Andiamo verso l'obbligo di dispositivi per la chiamata di emergenza (eCall) a partire dal 2015, montati di serie sui veicoli nuovi. Notizia fantastica: sono dispositivi che salvano vite umane. Ma pochi si sono chiesti: che si fa con le moto? Proprio i motociclisti ne avrebbero i maggiori vantaggi, visto che sono i conducenti più a rischio di farsi male. Ma proprio le moto sono i veicoli su cui far funzionare l'eCall è più difficile: montarlo a bordo può causare allarmi sia falsi sia mancati, perché conducente e passeggero vengono facilmente sbalzati e quindi sono soggetti a urti diversi da quelli che prende il mezzo.
Quindi, ci vogliono più soldi per sviluppare un sistema specifico per le due ruote. Che però sono solo una minoranza dei veicoli, quindi il costo va a spalmarsi su un numero minore di esemplari, con un impatto non trascurabile su prezzi al pubblico più bassi rispetto a quelli dei veicoli a quattro o più ruote. Un po' lo stesso problema che da anni si pone per l'Abs. Con l'aggravante che ora la crisi galoppa sempre più.
Così non è un caso se i costruttori di moto caldeggiano una soluzione che toglie loro i problemi: integrare l'eCall nel casco o nel vestiario. Intendiamoci: non è una cattiva idea. ma il massimo si otterrebbe integrando sensori a bordo della moto con altri addosso alle persone. Lo dice uno studio degli stessi costruttori. Che però aggiungono che ciò è economicamente fattibile solo sui modelli di gamma alta.

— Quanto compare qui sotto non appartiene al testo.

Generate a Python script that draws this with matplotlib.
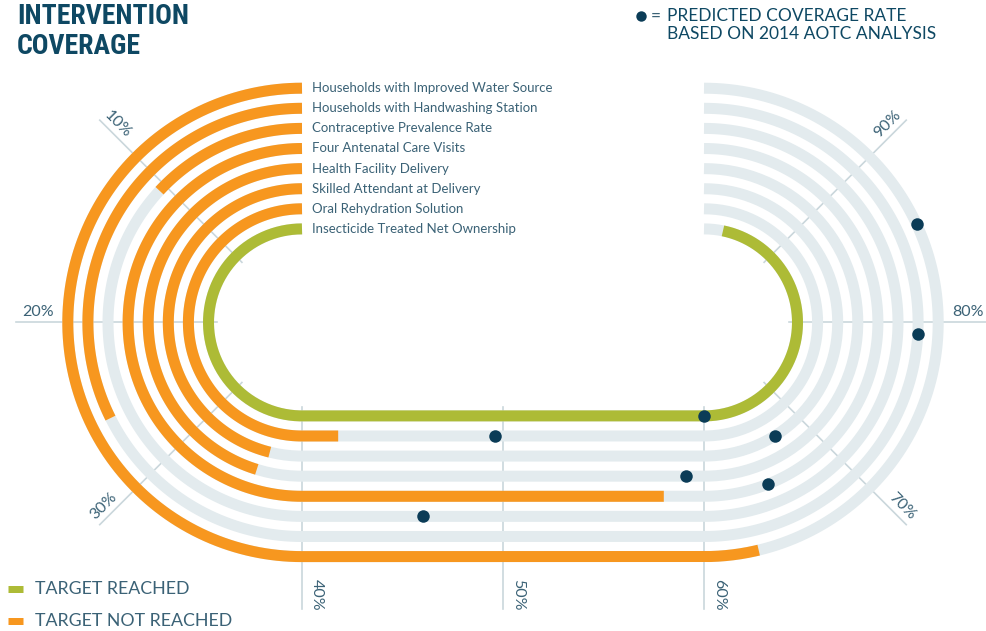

Siamo alle solite: la sicurezza costa. Anche se fa risparmiare vite umane. Perché parliamo di costi che vengono sostenuti da soggetti diversi, ognuno dei quali vede i propri. E, soprattutto, non ci accorgiamo che, alla fine, siamo sempre noi che paghiamo: o come consumatori (sotto forma di prezzi d'acquisto più alti) o come semplici cittadini (sotto forma di maggiori tasse per far funzionare il sistema sanitario).